STATED TASK ::
Copy all the data exactly, except the pictures.

DATA PROVIDED ::
########
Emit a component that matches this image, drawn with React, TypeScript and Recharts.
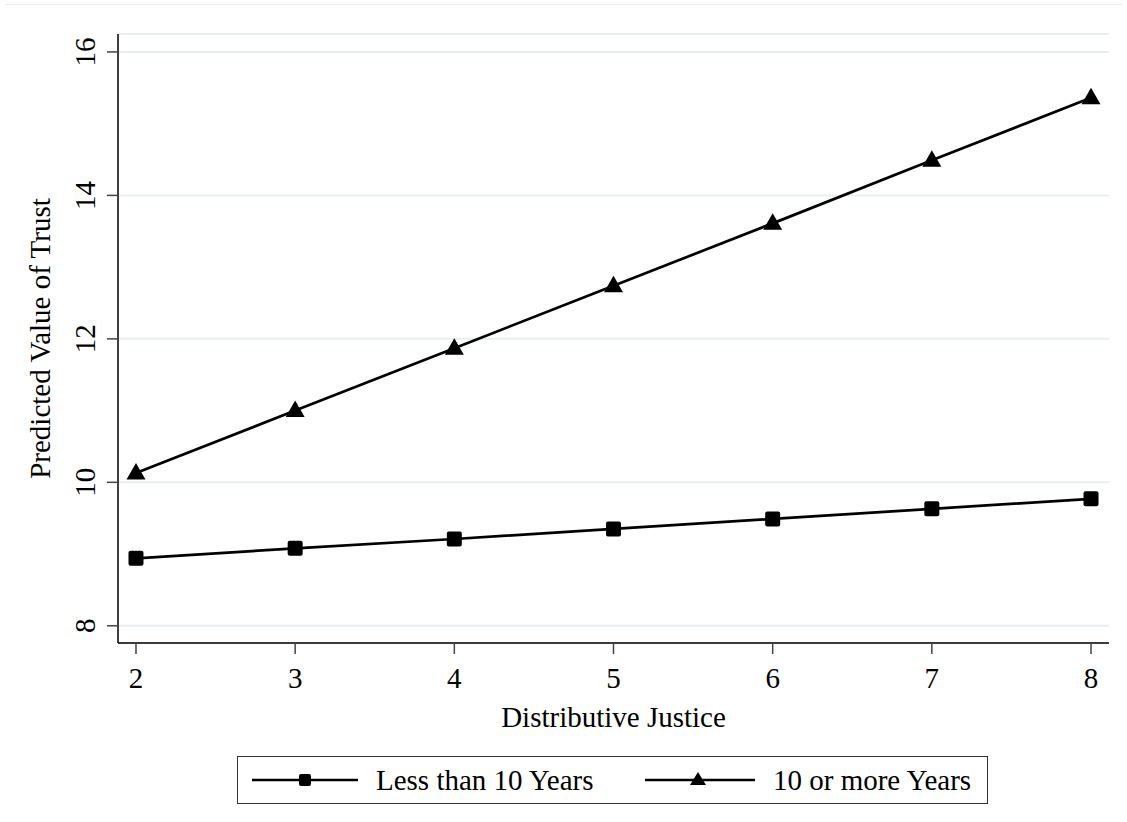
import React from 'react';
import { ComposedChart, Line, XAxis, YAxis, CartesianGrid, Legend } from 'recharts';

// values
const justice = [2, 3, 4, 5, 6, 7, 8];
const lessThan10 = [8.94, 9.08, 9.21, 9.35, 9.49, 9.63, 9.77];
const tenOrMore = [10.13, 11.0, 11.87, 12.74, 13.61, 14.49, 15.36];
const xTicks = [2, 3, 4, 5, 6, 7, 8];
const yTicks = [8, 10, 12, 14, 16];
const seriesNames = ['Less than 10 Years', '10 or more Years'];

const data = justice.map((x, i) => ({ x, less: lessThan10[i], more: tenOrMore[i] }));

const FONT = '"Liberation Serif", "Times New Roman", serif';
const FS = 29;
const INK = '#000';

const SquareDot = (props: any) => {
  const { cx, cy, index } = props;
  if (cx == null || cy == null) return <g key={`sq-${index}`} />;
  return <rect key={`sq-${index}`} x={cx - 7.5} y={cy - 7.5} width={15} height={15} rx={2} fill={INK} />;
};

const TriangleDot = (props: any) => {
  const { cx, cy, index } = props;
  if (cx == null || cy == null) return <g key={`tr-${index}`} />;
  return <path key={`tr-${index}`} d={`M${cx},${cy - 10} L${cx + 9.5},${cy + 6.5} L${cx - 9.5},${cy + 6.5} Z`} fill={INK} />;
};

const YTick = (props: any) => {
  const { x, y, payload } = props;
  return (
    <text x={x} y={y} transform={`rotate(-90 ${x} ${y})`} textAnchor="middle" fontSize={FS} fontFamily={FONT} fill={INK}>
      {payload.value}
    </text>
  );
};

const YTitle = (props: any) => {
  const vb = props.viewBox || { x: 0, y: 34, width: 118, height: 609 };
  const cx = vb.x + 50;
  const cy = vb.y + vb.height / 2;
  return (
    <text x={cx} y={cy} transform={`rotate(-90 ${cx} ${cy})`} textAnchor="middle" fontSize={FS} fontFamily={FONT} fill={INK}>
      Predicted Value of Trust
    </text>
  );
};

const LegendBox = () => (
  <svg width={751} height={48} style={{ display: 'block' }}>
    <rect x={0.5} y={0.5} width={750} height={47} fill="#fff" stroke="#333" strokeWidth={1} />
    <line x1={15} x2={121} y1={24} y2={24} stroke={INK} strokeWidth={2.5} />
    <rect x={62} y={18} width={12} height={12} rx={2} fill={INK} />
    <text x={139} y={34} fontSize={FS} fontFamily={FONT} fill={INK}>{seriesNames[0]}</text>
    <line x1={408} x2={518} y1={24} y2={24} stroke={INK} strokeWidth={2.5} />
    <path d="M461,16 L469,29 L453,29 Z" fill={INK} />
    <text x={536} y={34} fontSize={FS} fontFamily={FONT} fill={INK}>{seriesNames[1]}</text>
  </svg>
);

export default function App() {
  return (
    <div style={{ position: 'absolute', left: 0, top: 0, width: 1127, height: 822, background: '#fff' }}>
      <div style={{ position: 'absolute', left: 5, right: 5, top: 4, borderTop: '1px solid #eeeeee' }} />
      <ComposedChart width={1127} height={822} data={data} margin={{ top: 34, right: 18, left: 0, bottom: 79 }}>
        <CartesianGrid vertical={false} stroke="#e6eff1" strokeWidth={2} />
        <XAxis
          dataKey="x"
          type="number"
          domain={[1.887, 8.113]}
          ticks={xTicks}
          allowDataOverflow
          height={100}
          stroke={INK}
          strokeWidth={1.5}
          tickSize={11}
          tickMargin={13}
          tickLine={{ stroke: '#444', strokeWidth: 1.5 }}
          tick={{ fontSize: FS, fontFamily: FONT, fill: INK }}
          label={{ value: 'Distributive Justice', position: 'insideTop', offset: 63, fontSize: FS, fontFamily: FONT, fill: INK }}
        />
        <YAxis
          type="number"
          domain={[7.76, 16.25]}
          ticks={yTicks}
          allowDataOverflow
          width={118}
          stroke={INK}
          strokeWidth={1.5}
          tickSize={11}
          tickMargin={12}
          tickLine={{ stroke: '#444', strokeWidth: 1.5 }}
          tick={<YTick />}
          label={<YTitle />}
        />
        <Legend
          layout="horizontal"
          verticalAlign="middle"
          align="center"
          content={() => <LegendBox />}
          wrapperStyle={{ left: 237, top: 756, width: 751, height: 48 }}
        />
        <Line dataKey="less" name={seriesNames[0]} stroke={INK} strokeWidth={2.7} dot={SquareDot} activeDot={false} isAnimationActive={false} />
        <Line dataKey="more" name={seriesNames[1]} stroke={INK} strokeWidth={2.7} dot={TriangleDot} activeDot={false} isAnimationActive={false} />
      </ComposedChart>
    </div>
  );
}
########
RESULT ::
Emit a component that matches this image, drawn with React, TypeScript and Recharts.
import React from 'react';
import { ComposedChart, Line, XAxis, YAxis, CartesianGrid, Legend } from 'recharts';

// values
const justice = [2, 3, 4, 5, 6, 7, 8];
const lessThan10 = [8.94, 9.08, 9.21, 9.35, 9.49, 9.63, 9.77];
const tenOrMore = [10.13, 11.0, 11.87, 12.74, 13.61, 14.49, 15.36];
const xTicks = [2, 3, 4, 5, 6, 7, 8];
const yTicks = [8, 10, 12, 14, 16];
const seriesNames = ['Less than 10 Years', '10 or more Years'];

const data = justice.map((x, i) => ({ x, less: lessThan10[i], more: tenOrMore[i] }));

const FONT = '"Liberation Serif", "Times New Roman", serif';
const FS = 29;
const INK = '#000';

const SquareDot = (props: any) => {
  const { cx, cy, index } = props;
  if (cx == null || cy == null) return <g key={`sq-${index}`} />;
  return <rect key={`sq-${index}`} x={cx - 7.5} y={cy - 7.5} width={15} height={15} rx={2} fill={INK} />;
};

const TriangleDot = (props: any) => {
  const { cx, cy, index } = props;
  if (cx == null || cy == null) return <g key={`tr-${index}`} />;
  return <path key={`tr-${index}`} d={`M${cx},${cy - 10} L${cx + 9.5},${cy + 6.5} L${cx - 9.5},${cy + 6.5} Z`} fill={INK} />;
};

const YTick = (props: any) => {
  const { x, y, payload } = props;
  return (
    <text x={x} y={y} transform={`rotate(-90 ${x} ${y})`} textAnchor="middle" fontSize={FS} fontFamily={FONT} fill={INK}>
      {payload.value}
    </text>
  );
};

const YTitle = (props: any) => {
  const vb = props.viewBox || { x: 0, y: 34, width: 118, height: 609 };
  const cx = vb.x + 50;
  const cy = vb.y + vb.height / 2;
  return (
    <text x={cx} y={cy} transform={`rotate(-90 ${cx} ${cy})`} textAnchor="middle" fontSize={FS} fontFamily={FONT} fill={INK}>
      Predicted Value of Trust
    </text>
  );
};

const LegendBox = () => (
  <svg width={751} height={48} style={{ display: 'block' }}>
    <rect x={0.5} y={0.5} width={750} height={47} fill="#fff" stroke="#333" strokeWidth={1} />
    <line x1={15} x2={121} y1={24} y2={24} stroke={INK} strokeWidth={2.5} />
    <rect x={62} y={18} width={12} height={12} rx={2} fill={INK} />
    <text x={139} y={34} fontSize={FS} fontFamily={FONT} fill={INK}>{seriesNames[0]}</text>
    <line x1={408} x2={518} y1={24} y2={24} stroke={INK} strokeWidth={2.5} />
    <path d="M461,16 L469,29 L453,29 Z" fill={INK} />
    <text x={536} y={34} fontSize={FS} fontFamily={FONT} fill={INK}>{seriesNames[1]}</text>
  </svg>
);

export default function App() {
  return (
    <div style={{ position: 'absolute', left: 0, top: 0, width: 1127, height: 822, background: '#fff' }}>
      <div style={{ position: 'absolute', left: 5, right: 5, top: 4, borderTop: '1px solid #eeeeee' }} />
      <ComposedChart width={1127} height={822} data={data} margin={{ top: 34, right: 18, left: 0, bottom: 79 }}>
        <CartesianGrid vertical={false} stroke="#e6eff1" strokeWidth={2} />
        <XAxis
          dataKey="x"
          type="number"
          domain={[1.887, 8.113]}
          ticks={xTicks}
          allowDataOverflow
          height={100}
          stroke={INK}
          strokeWidth={1.5}
          tickSize={11}
          tickMargin={13}
          tickLine={{ stroke: '#444', strokeWidth: 1.5 }}
          tick={{ fontSize: FS, fontFamily: FONT, fill: INK }}
          label={{ value: 'Distributive Justice', position: 'insideTop', offset: 63, fontSize: FS, fontFamily: FONT, fill: INK }}
        />
        <YAxis
          type="number"
          domain={[7.76, 16.25]}
          ticks={yTicks}
          allowDataOverflow
          width={118}
          stroke={INK}
          strokeWidth={1.5}
          tickSize={11}
          tickMargin={12}
          tickLine={{ stroke: '#444', strokeWidth: 1.5 }}
          tick={<YTick />}
          label={<YTitle />}
        />
        <Legend
          layout="horizontal"
          verticalAlign="middle"
          align="center"
          content={() => <LegendBox />}
          wrapperStyle={{ left: 237, top: 756, width: 751, height: 48 }}
        />
        <Line dataKey="less" name={seriesNames[0]} stroke={INK} strokeWidth={2.7} dot={SquareDot} activeDot={false} isAnimationActive={false} />
        <Line dataKey="more" name={seriesNames[1]} stroke={INK} strokeWidth={2.7} dot={TriangleDot} activeDot={false} isAnimationActive={false} />
      </ComposedChart>
    </div>
  );
}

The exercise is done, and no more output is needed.